In the evaluations and field trials that followed, Senior Sgt. Mikhail T. Kalashnikov, a wounded veteran of tank warfare on the Soviet Union’s western front, was credited with developing a prototype for a medium-powered rifle capable, like the sturmgewehr, of both automatic and semiautomatic fire.
The AK-47, with an effective range beyond the length of a pair of football fields, was accepted in 1947. A few years later, a lighter and easier-to-manufacture update, the AKM, entered mass production in Russia, and was on its way to becoming the standard rifle for almost all Communist ground forces. The weapon soon left its mark.
The Kalashnikov line was shorter and lighter than traditional rifles. It was inexpensive to manufacture, built for durability and reliable to an extraordinary degree. With few moving parts, and a design that made its disassembly and reassembly almost intuitive, its basics could be mastered by all manner of combatants — from traditionally instructed conscripts to almost wholly untrained guerrillas — in very little time.

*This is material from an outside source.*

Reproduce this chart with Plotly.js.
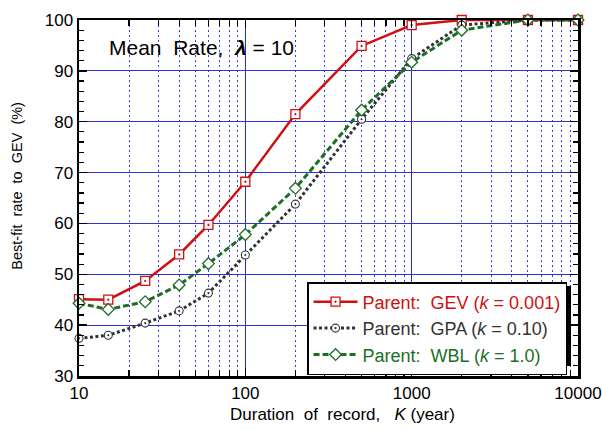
<!DOCTYPE html>
<html>
<head>
<meta charset="utf-8">
<script src="https://cdn.plot.ly/plotly-3.0.1.min.js"></script>
<style>html,body{margin:0;padding:0;background:#fff;}#chart{width:602px;height:429px;}</style>
</head>
<body>
<div id="chart"></div>
<script>
// Duration of record K (years)
var durations = [10, 15, 25, 40, 60, 100, 200, 500, 1000, 2000, 5000, 10000];
// Best-fit rate to GEV (%) for each parent distribution
var gevRate = [45.1, 45.0, 48.7, 53.9, 59.7, 68.2, 81.5, 94.9, 99.0, 100, 100, 100];
var gpaRate = [37.4, 38.0, 40.4, 42.8, 46.3, 53.8, 63.8, 80.5, 92.4, 99.0, 100, 100];
var wblRate = [44.3, 43.1, 44.6, 47.9, 52.1, 57.8, 66.9, 82.3, 91.7, 98.0, 100, 100];
var seriesNames = [
  '<span style="color:#d01010">Parent:\u00A0\u00A0GEV (<i>k</i> = 0.001)</span>',
  '<span style="color:#333333">Parent:\u00A0\u00A0GPA (<i>k</i> = 0.10)</span>',
  '<span style="color:#1d6e25">Parent:\u00A0\u00A0WBL (<i>k</i> = 1.0)</span>'
];
var xTickVals = [10, 100, 1000, 10000];
var xTickText = ['10', '100', '1000', '10000'];

var FONT = 'Liberation Sans, Arial, sans-serif';
var NB = '\u00A0';

var traces = [
  {x: durations, y: gevRate, name: seriesNames[0], mode: 'lines+markers', type: 'scatter', cliponaxis: false,
   line: {color: '#d01010', width: 2.5},
   marker: {symbol: 'square-dot', size: 9, color: '#ffffff', line: {color: '#d01010', width: 1.3}}},
  {x: durations, y: gpaRate, name: seriesNames[1], mode: 'lines+markers', type: 'scatter', cliponaxis: false,
   line: {color: '#333333', width: 3, dash: '3px,2.5px'},
   marker: {symbol: 'circle-dot', size: 8, color: '#ffffff', line: {color: '#333333', width: 1.1}}},
  {x: durations, y: wblRate, name: seriesNames[2], mode: 'lines+markers', type: 'scatter', cliponaxis: false,
   line: {color: '#1d6e25', width: 3, dash: '6px,3px'},
   marker: {symbol: 'diamond', size: 9, color: '#ffffff', line: {color: '#1d6e25', width: 1.3}}}
];

var layout = {
  width: 602, height: 429,
  margin: {l: 79, r: 24, t: 20, b: 53},
  paper_bgcolor: '#ffffff', plot_bgcolor: '#ffffff',
  font: {family: FONT, color: '#000000', size: 16},
  showlegend: true,
  xaxis: {
    type: 'log', range: [1, 4],
    tickvals: xTickVals, ticktext: xTickText,
    tickfont: {size: 17},
    showline: true, linecolor: '#000000', linewidth: 2.5, mirror: 'ticks',
    ticks: 'inside', ticklen: 8, tickwidth: 1.5, tickcolor: '#000000',
    showgrid: true, gridcolor: '#2a2ad0', gridwidth: 1,
    zeroline: false,
    minor: {dtick: 'D1', ticks: 'inside', ticklen: 6, tickwidth: 1.2, tickcolor: '#000000',
            showgrid: true, gridcolor: '#3a3ae0', gridwidth: 1, griddash: '2px,3px'},
    title: {text: ''}
  },
  yaxis: {
    range: [30, 100], dtick: 10, tick0: 30,
    tickfont: {size: 17},
    showline: true, linecolor: '#000000', linewidth: 2.5, mirror: 'ticks',
    ticks: 'inside', ticklen: 8, tickwidth: 1.5, tickcolor: '#000000',
    showgrid: true, gridcolor: '#3030d8', gridwidth: 1,
    zeroline: false,
    minor: {dtick: 2, ticks: 'inside', ticklen: 5, tickwidth: 1.2, tickcolor: '#000000', showgrid: false},
    title: {text: ''}
  },
  legend: {
    x: 0.457, y: 0.264, xanchor: 'left', yanchor: 'top',
    bgcolor: '#ffffff', bordercolor: '#000000', borderwidth: 1.5,
    font: {size: 18, family: FONT},
    itemwidth: 44, tracegroupgap: 0
  },
  shapes: [
    // drop shadow behind the legend box
    {type: 'rect', xref: 'paper', yref: 'paper', layer: 'above',
     x0: 0.4649, x1: 0.986, y0: 0.0281, y1: 0.2528,
     fillcolor: '#000000', line: {width: 0}}
  ],
  annotations: [
    {xref: 'paper', yref: 'paper', x: 0.056, y: 0.924, xanchor: 'left', yanchor: 'middle',
     showarrow: false, text: 'Mean'+NB+NB+'Rate,'+NB+NB+'<b><i>λ</i></b> = 10', font: {size: 21, family: FONT}},
    // x-axis title
    {xref: 'paper', yref: 'paper', x: 0.528, y: -0.107, xanchor: 'center', yanchor: 'middle',
     showarrow: false, text: 'Duration'+NB+NB+'of'+NB+NB+'record,'+NB+NB+NB+'<i>K</i> (year)', font: {size: 17, family: FONT}},
    // y-axis title
    {xref: 'paper', yref: 'paper', x: -0.126, y: 0.535, xanchor: 'center', yanchor: 'middle', textangle: -90,
     showarrow: false, text: 'Best-fit'+NB+NB+'rate'+NB+NB+'to'+NB+NB+'GEV'+NB+NB+'(%)', font: {size: 14.5, family: FONT}}
  ]
};

Plotly.newPlot('chart', traces, layout, {displayModeBar: false, staticPlot: true});
</script>
</body>
</html>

The cartridges were smaller than traditional rifle cartridges, which meant that a fighter with a Kalashnikov could carry more ammunition, and be more deadly, than riflemen of previous eras. The rifle’s medium-power cartridges also meant the weapon had little recoil, allowing trainees to learn marksmanship at standard combat ranges with relative ease. These qualities contributed to the weapon’s popularity among those who carried it; in much of the world the Kalashnikov became the everyman’s gun.
The Kalashnikov’s physical characteristics alone do not explain its prominence. It was the vast scale of rifle and ammunition manufacture in mammoth arms plants that drove the Kalashnikov to its status as one of the most immediately recognized products of the Communist era, one of the most readily identifiable objects in the world.
The maps show the many ways in which it spread. Production began in the Soviet Union in the 1940s before expanding to the vassal states of the Warsaw Pact and to China, North Korea, Yugoslavia and beyond. Tens of millions of the rifles were churned out in planned economies, whether they were needed or not. In the U.S.S.R., where Kalashnikovs were cast as tools of the Motherland’s defense, they entered the civic fabric. Students trained with them in schools.
Ammunition plants were built in countries where the rifles were manufactured, ensuring ready supplies. More state forces adopted the weapons and began cartridge production, too. The rifle swept across much of the world. In the 1970s the Soviet Army introduced a new model, the AK-74, which fired a smaller, faster cartridge. Millions of older Kalashnikovs became officially obsolete, freeing them for global trade. Taken together, a series of industrial decisions in planned economies had created conditions for near ubiquity.
The spread changed modern warfare. As Communist governments passed Kalashnikovs to allies and proxies the rifles assumed an unexpected role: battlefield leveler.
Vietnam offered the breakout. Africa had been colonized by small detachments of European soldiers turning machine guns against larger local forces that lacked access to equivalent weapons. In Vietnam, much of that advantage was gone. Guerrillas armed with Kalashnikovs fought toe-to-toe against foot soldiers of a superpower. Modern expeditionary units, facing automatic fire from inexpensive rifles carried by peasants, had met their close-quarters match. Often their ambitions were checked.
The Kalashnikov’s superiority to the American M-14 in jungle warfare in Vietnam spurred Robert S. McNamara, the defense secretary at the time, to push the Pentagon to hurry production of a new American assault rifle, the AR-15, which became known as the M-16. The decision would propel assault rifles to their current position as standard military firearms across the world.